--- Start DATA SEGMENT ---

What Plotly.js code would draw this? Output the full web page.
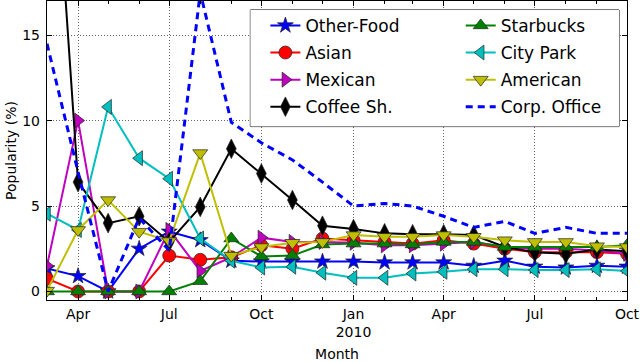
<!DOCTYPE html>
<html>
<head>
<meta charset="utf-8">
<script src="https://cdn.plot.ly/plotly-3.0.1.min.js"></script>
<style>
  html, body { margin: 0; padding: 0; background: #fff; }
  #grafico { width: 640px; height: 362px; }
</style>
</head>
<body>
<div id="grafico"></div>
<script>
// Meses (Mar 2009 .. Oct 2010)
var meses = ['2009-03-01','2009-04-01','2009-05-01','2009-06-01','2009-07-01','2009-08-01',
  '2009-09-01','2009-10-01','2009-11-01','2009-12-01','2010-01-01','2010-02-01','2010-03-01',
  '2010-04-01','2010-05-01','2010-06-01','2010-07-01','2010-08-01','2010-09-01','2010-10-01'];

// Valores (%)
var otherFood  = [1.35, 0.9, 0, 2.5, 3.5, 3.0, 1.8, 1.75, 1.75, 1.75, 1.75, 1.7, 1.7, 1.7, 1.5, 1.8, 1.45, 1.4, 1.5, 1.45];
var asian      = [0.75, 0, 0, 0, 2.1, 1.85, 2.0, 2.7, 2.5, 3.1, 3.0, 2.9, 2.8, 3.0, 2.8, 2.5, 2.3, 2.3, 2.3, 2.2];
var mexican    = [1.5, 10.0, 0, 0, 3.6, 1.2, 2.0, 3.15, 2.9, 2.9, 2.85, 2.7, 2.7, 2.8, 2.9, 2.6, 2.5, 2.5, 2.4, 2.2];
var coffee     = [33, 6.4, 4.0, 4.4, 2.9, 4.95, 8.35, 6.9, 5.35, 3.85, 3.65, 3.4, 3.35, 3.35, 3.3, 2.6, 2.3, 2.2, 2.45, 2.35];
var starbucks  = [0, 0, 0, 0, 0, 0.6, 3.1, 2.05, 2.1, 2.75, 2.8, 2.8, 2.75, 2.9, 2.9, 2.6, 2.6, 2.6, 2.6, 2.7];
var cityPark   = [4.55, 3.6, 10.8, 7.8, 6.6, 3.1, 1.8, 1.4, 1.45, 1.1, 0.8, 0.8, 1.05, 1.15, 1.3, 1.3, 1.25, 1.25, 1.3, 1.2];
var american   = [0.05, 3.6, 5.35, 3.5, 2.95, 8.1, 2.1, 2.6, 2.85, 2.9, 3.3, 3.2, 3.2, 3.3, 3.2, 3.0, 2.9, 2.9, 2.65, 2.6];
var corpOffice = [14.5, 7.0, 0, 4.3, 2.4, 17.5, 9.9, 8.7, 7.7, 6.4, 5.0, 5.15, 5.0, 4.4, 3.75, 4.1, 3.4, 3.75, 3.4, 3.4];

var tickPos = ['2009-04-01','2009-07-01','2009-10-01','2010-01-01','2010-04-01','2010-07-01','2010-10-01'];
var tickTxt = ['Apr','Jul','Oct','Jan<br>2010','Apr','Jul','Oct'];

function serie(nome, y, cor, simbolo, tam, leg){
    return {
        x: meses, y: y, name: nome, mode: 'lines+markers', legend: leg, legendgroup: nome,
        line: {color: cor, width: 2},
        marker: {symbol: simbolo, size: tam, color: cor, line: {color: '#222', width: 0.7}}
    };
}

var data = [
    serie('Other-Food', otherFood, '#0000ff', 'star', 12, 'legend'),
    serie('Asian', asian, '#ff0000', 'circle', 13, 'legend'),
    serie('Mexican', mexican, '#bf00bf', 'triangle-right', 13, 'legend'),
    serie('Coffee Sh.', coffee, '#000000', 'diamond-tall', 14, 'legend'),
    serie('Starbucks', starbucks, '#008000', 'triangle-up', 13, 'legend2'),
    serie('City Park', cityPark, '#00bfbf', 'triangle-left', 13, 'legend2'),
    serie('American', american, '#bfbf00', 'triangle-down', 13, 'legend2'),
    {x: meses, y: corpOffice, name: 'Corp. Office', mode: 'lines', legend: 'legend2', legendgroup: 'corp',
     line: {color: '#0000ff', width: 3, dash: '7px,5px'}}
];

var eixo = {
    showline: true, linecolor: '#000', linewidth: 1.2, mirror: 'allticks',
    ticks: 'inside', ticklen: 5, tickcolor: '#000',
    showgrid: true, gridcolor: 'rgba(0,0,0,0.6)', griddash: '1px,2px', gridwidth: 1,
    zeroline: false, tickfont: {size: 14, color: '#000'}
};

var legBase = {
    y: 0.977, xanchor: 'left', yanchor: 'top', orientation: 'v',
    bgcolor: 'rgba(0,0,0,0)', borderwidth: 0, tracegroupgap: 2,
    font: {size: 17, color: '#000'}
};

var layout = {
    width: 640, height: 362,
    margin: {l: 47, r: 13, t: 1, b: 62},
    font: {family: 'DejaVu Sans', color: '#000'},
    paper_bgcolor: '#fff', plot_bgcolor: '#fff',
    xaxis: Object.assign({}, eixo, {
        type: 'date', range: ['2009-03-01', '2010-10-01'],
        tickmode: 'array', tickvals: tickPos, ticktext: tickTxt, ticklabelstandoff: 1,
        minor: {ticks: 'inside', ticklen: 3, tickcolor: '#000', dtick: 'M1', tick0: '2009-01-01', showgrid: false},
        title: {text: 'Month', font: {size: 14}, standoff: 12}
    }),
    yaxis: Object.assign({}, eixo, {
        range: [-0.5, 17], tickvals: [0, 5, 10, 15], ticklabelstandoff: 3,
        title: {text: 'Popularity (%)', font: {size: 14}, standoff: 2}
    }),
    // caixa da legenda (fundo branco + borda)
    shapes: [{
        type: 'rect', xref: 'paper', yref: 'paper', layer: 'above',
        x0: (250 - 47) / 579, x1: (618 - 47) / 579, y0: 1 - 126 / 300, y1: 1 - 9 / 300,
        line: {color: '#000', width: 1}, fillcolor: 'rgba(0,0,0,0)'
    }, {
        type: 'rect', xref: 'paper', yref: 'paper', layer: 'above',
        x0: (250 - 47) / 579, x1: (618 - 47) / 579, y0: 1 - 126 / 300, y1: 1 - 9 / 300,
        line: {width: 0}, fillcolor: '#fff'
    }],
    legend: Object.assign({}, legBase, {x: (265 - 47) / 579}),
    legend2: Object.assign({}, legBase, {x: (460 - 47) / 579}),
    showlegend: true
};

Plotly.newPlot('grafico', data, layout, {staticPlot: true});
</script>
</body>
</html>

--- End DATA SEGMENT ---

WHAT IS ASKED:
Skipping the pictures, transcribe each line above exactly as it appears.

WRITTEN REPLY:
What Plotly.js code would draw this? Output the full web page.
<!DOCTYPE html>
<html>
<head>
<meta charset="utf-8">
<script src="https://cdn.plot.ly/plotly-3.0.1.min.js"></script>
<style>
  html, body { margin: 0; padding: 0; background: #fff; }
  #grafico { width: 640px; height: 362px; }
</style>
</head>
<body>
<div id="grafico"></div>
<script>
// Meses (Mar 2009 .. Oct 2010)
var meses = ['2009-03-01','2009-04-01','2009-05-01','2009-06-01','2009-07-01','2009-08-01',
  '2009-09-01','2009-10-01','2009-11-01','2009-12-01','2010-01-01','2010-02-01','2010-03-01',
  '2010-04-01','2010-05-01','2010-06-01','2010-07-01','2010-08-01','2010-09-01','2010-10-01'];

// Valores (%)
var otherFood  = [1.35, 0.9, 0, 2.5, 3.5, 3.0, 1.8, 1.75, 1.75, 1.75, 1.75, 1.7, 1.7, 1.7, 1.5, 1.8, 1.45, 1.4, 1.5, 1.45];
var asian      = [0.75, 0, 0, 0, 2.1, 1.85, 2.0, 2.7, 2.5, 3.1, 3.0, 2.9, 2.8, 3.0, 2.8, 2.5, 2.3, 2.3, 2.3, 2.2];
var mexican    = [1.5, 10.0, 0, 0, 3.6, 1.2, 2.0, 3.15, 2.9, 2.9, 2.85, 2.7, 2.7, 2.8, 2.9, 2.6, 2.5, 2.5, 2.4, 2.2];
var coffee     = [33, 6.4, 4.0, 4.4, 2.9, 4.95, 8.35, 6.9, 5.35, 3.85, 3.65, 3.4, 3.35, 3.35, 3.3, 2.6, 2.3, 2.2, 2.45, 2.35];
var starbucks  = [0, 0, 0, 0, 0, 0.6, 3.1, 2.05, 2.1, 2.75, 2.8, 2.8, 2.75, 2.9, 2.9, 2.6, 2.6, 2.6, 2.6, 2.7];
var cityPark   = [4.55, 3.6, 10.8, 7.8, 6.6, 3.1, 1.8, 1.4, 1.45, 1.1, 0.8, 0.8, 1.05, 1.15, 1.3, 1.3, 1.25, 1.25, 1.3, 1.2];
var american   = [0.05, 3.6, 5.35, 3.5, 2.95, 8.1, 2.1, 2.6, 2.85, 2.9, 3.3, 3.2, 3.2, 3.3, 3.2, 3.0, 2.9, 2.9, 2.65, 2.6];
var corpOffice = [14.5, 7.0, 0, 4.3, 2.4, 17.5, 9.9, 8.7, 7.7, 6.4, 5.0, 5.15, 5.0, 4.4, 3.75, 4.1, 3.4, 3.75, 3.4, 3.4];

var tickPos = ['2009-04-01','2009-07-01','2009-10-01','2010-01-01','2010-04-01','2010-07-01','2010-10-01'];
var tickTxt = ['Apr','Jul','Oct','Jan<br>2010','Apr','Jul','Oct'];

function serie(nome, y, cor, simbolo, tam, leg){
    return {
        x: meses, y: y, name: nome, mode: 'lines+markers', legend: leg, legendgroup: nome,
        line: {color: cor, width: 2},
        marker: {symbol: simbolo, size: tam, color: cor, line: {color: '#222', width: 0.7}}
    };
}

var data = [
    serie('Other-Food', otherFood, '#0000ff', 'star', 12, 'legend'),
    serie('Asian', asian, '#ff0000', 'circle', 13, 'legend'),
    serie('Mexican', mexican, '#bf00bf', 'triangle-right', 13, 'legend'),
    serie('Coffee Sh.', coffee, '#000000', 'diamond-tall', 14, 'legend'),
    serie('Starbucks', starbucks, '#008000', 'triangle-up', 13, 'legend2'),
    serie('City Park', cityPark, '#00bfbf', 'triangle-left', 13, 'legend2'),
    serie('American', american, '#bfbf00', 'triangle-down', 13, 'legend2'),
    {x: meses, y: corpOffice, name: 'Corp. Office', mode: 'lines', legend: 'legend2', legendgroup: 'corp',
     line: {color: '#0000ff', width: 3, dash: '7px,5px'}}
];

var eixo = {
    showline: true, linecolor: '#000', linewidth: 1.2, mirror: 'allticks',
    ticks: 'inside', ticklen: 5, tickcolor: '#000',
    showgrid: true, gridcolor: 'rgba(0,0,0,0.6)', griddash: '1px,2px', gridwidth: 1,
    zeroline: false, tickfont: {size: 14, color: '#000'}
};

var legBase = {
    y: 0.977, xanchor: 'left', yanchor: 'top', orientation: 'v',
    bgcolor: 'rgba(0,0,0,0)', borderwidth: 0, tracegroupgap: 2,
    font: {size: 17, color: '#000'}
};

var layout = {
    width: 640, height: 362,
    margin: {l: 47, r: 13, t: 1, b: 62},
    font: {family: 'DejaVu Sans', color: '#000'},
    paper_bgcolor: '#fff', plot_bgcolor: '#fff',
    xaxis: Object.assign({}, eixo, {
        type: 'date', range: ['2009-03-01', '2010-10-01'],
        tickmode: 'array', tickvals: tickPos, ticktext: tickTxt, ticklabelstandoff: 1,
        minor: {ticks: 'inside', ticklen: 3, tickcolor: '#000', dtick: 'M1', tick0: '2009-01-01', showgrid: false},
        title: {text: 'Month', font: {size: 14}, standoff: 12}
    }),
    yaxis: Object.assign({}, eixo, {
        range: [-0.5, 17], tickvals: [0, 5, 10, 15], ticklabelstandoff: 3,
        title: {text: 'Popularity (%)', font: {size: 14}, standoff: 2}
    }),
    // caixa da legenda (fundo branco + borda)
    shapes: [{
        type: 'rect', xref: 'paper', yref: 'paper', layer: 'above',
        x0: (250 - 47) / 579, x1: (618 - 47) / 579, y0: 1 - 126 / 300, y1: 1 - 9 / 300,
        line: {color: '#000', width: 1}, fillcolor: 'rgba(0,0,0,0)'
    }, {
        type: 'rect', xref: 'paper', yref: 'paper', layer: 'above',
        x0: (250 - 47) / 579, x1: (618 - 47) / 579, y0: 1 - 126 / 300, y1: 1 - 9 / 300,
        line: {width: 0}, fillcolor: '#fff'
    }],
    legend: Object.assign({}, legBase, {x: (265 - 47) / 579}),
    legend2: Object.assign({}, legBase, {x: (460 - 47) / 579}),
    showlegend: true
};

Plotly.newPlot('grafico', data, layout, {staticPlot: true});
</script>
</body>
</html>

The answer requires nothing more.